One not acquainted with the early history of this commonwealth may be startled, while looking through a file of newspapers handed down from the fifties, to see the headline, "Discovery of Gold in Nebraska." The explanation is that Pike's Peak itself was once included within the generous limits of this territory. By the act of congress, which brought into existence Kansas and Nebraska, the twin children of Douglas' ambition to do something spectacular in national politics, the boundaries of the latter territory were described as extending from the northern boundary of Kansas to the southern boundary of the British Possessions, and from the Missouri river and the western boundary of Minnesota on one side to the summit of the Rocky mountains on the other.
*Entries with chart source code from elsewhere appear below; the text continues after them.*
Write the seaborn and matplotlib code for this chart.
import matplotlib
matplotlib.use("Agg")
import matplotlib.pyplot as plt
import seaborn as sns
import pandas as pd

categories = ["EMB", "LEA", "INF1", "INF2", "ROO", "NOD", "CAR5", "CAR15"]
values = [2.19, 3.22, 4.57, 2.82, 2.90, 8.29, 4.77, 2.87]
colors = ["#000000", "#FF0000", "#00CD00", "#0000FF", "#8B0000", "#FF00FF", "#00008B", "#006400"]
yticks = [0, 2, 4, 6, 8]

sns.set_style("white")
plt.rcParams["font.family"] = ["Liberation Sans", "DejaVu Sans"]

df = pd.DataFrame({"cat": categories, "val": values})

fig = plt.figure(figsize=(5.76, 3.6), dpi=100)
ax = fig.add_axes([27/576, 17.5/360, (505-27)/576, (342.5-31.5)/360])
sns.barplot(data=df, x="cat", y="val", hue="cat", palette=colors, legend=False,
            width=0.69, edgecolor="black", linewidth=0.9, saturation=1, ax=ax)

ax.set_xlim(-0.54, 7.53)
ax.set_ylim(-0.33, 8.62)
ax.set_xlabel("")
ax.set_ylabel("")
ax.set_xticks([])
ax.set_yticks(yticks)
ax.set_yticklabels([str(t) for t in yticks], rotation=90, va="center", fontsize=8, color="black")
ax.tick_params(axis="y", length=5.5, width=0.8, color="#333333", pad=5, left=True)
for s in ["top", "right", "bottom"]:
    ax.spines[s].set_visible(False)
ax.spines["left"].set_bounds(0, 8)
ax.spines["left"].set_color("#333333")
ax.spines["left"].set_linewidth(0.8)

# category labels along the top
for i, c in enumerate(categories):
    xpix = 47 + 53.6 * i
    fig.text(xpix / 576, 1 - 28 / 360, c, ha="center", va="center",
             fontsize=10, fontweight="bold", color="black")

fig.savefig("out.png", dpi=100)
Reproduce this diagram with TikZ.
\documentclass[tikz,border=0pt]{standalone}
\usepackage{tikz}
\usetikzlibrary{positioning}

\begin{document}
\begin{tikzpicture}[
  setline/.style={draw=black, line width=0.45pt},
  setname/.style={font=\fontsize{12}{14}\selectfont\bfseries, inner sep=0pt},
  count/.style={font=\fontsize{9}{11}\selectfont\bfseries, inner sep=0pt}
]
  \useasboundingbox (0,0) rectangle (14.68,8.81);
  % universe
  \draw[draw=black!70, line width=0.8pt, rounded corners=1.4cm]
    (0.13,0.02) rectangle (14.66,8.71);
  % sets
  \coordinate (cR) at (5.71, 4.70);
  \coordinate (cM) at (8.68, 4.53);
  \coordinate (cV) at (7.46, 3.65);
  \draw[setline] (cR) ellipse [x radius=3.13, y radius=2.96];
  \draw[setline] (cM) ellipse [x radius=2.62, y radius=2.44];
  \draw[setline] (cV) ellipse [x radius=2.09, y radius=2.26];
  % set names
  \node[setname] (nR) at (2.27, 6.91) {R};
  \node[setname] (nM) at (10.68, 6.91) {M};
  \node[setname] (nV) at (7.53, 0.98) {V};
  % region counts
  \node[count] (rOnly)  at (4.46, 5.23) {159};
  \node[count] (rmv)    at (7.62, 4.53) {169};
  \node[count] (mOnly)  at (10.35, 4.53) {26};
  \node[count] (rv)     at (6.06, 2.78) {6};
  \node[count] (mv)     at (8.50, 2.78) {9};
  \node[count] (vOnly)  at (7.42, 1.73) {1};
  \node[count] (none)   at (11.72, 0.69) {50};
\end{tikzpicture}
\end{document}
This vast tract contained about 351,558 square miles of land, and at one time over 15,000 square miles on the western slope of the Rockies was added. In the early days the counties were marked out on the same magnificent scale. Though along the Missouri river they were soon reduced to a more manageable size, yet farther to the west they were for a long time planned with such dimensions as it was natural for men to give, who half doubted if away from the Missouri bottoms the land would ever be worth ten cents a township.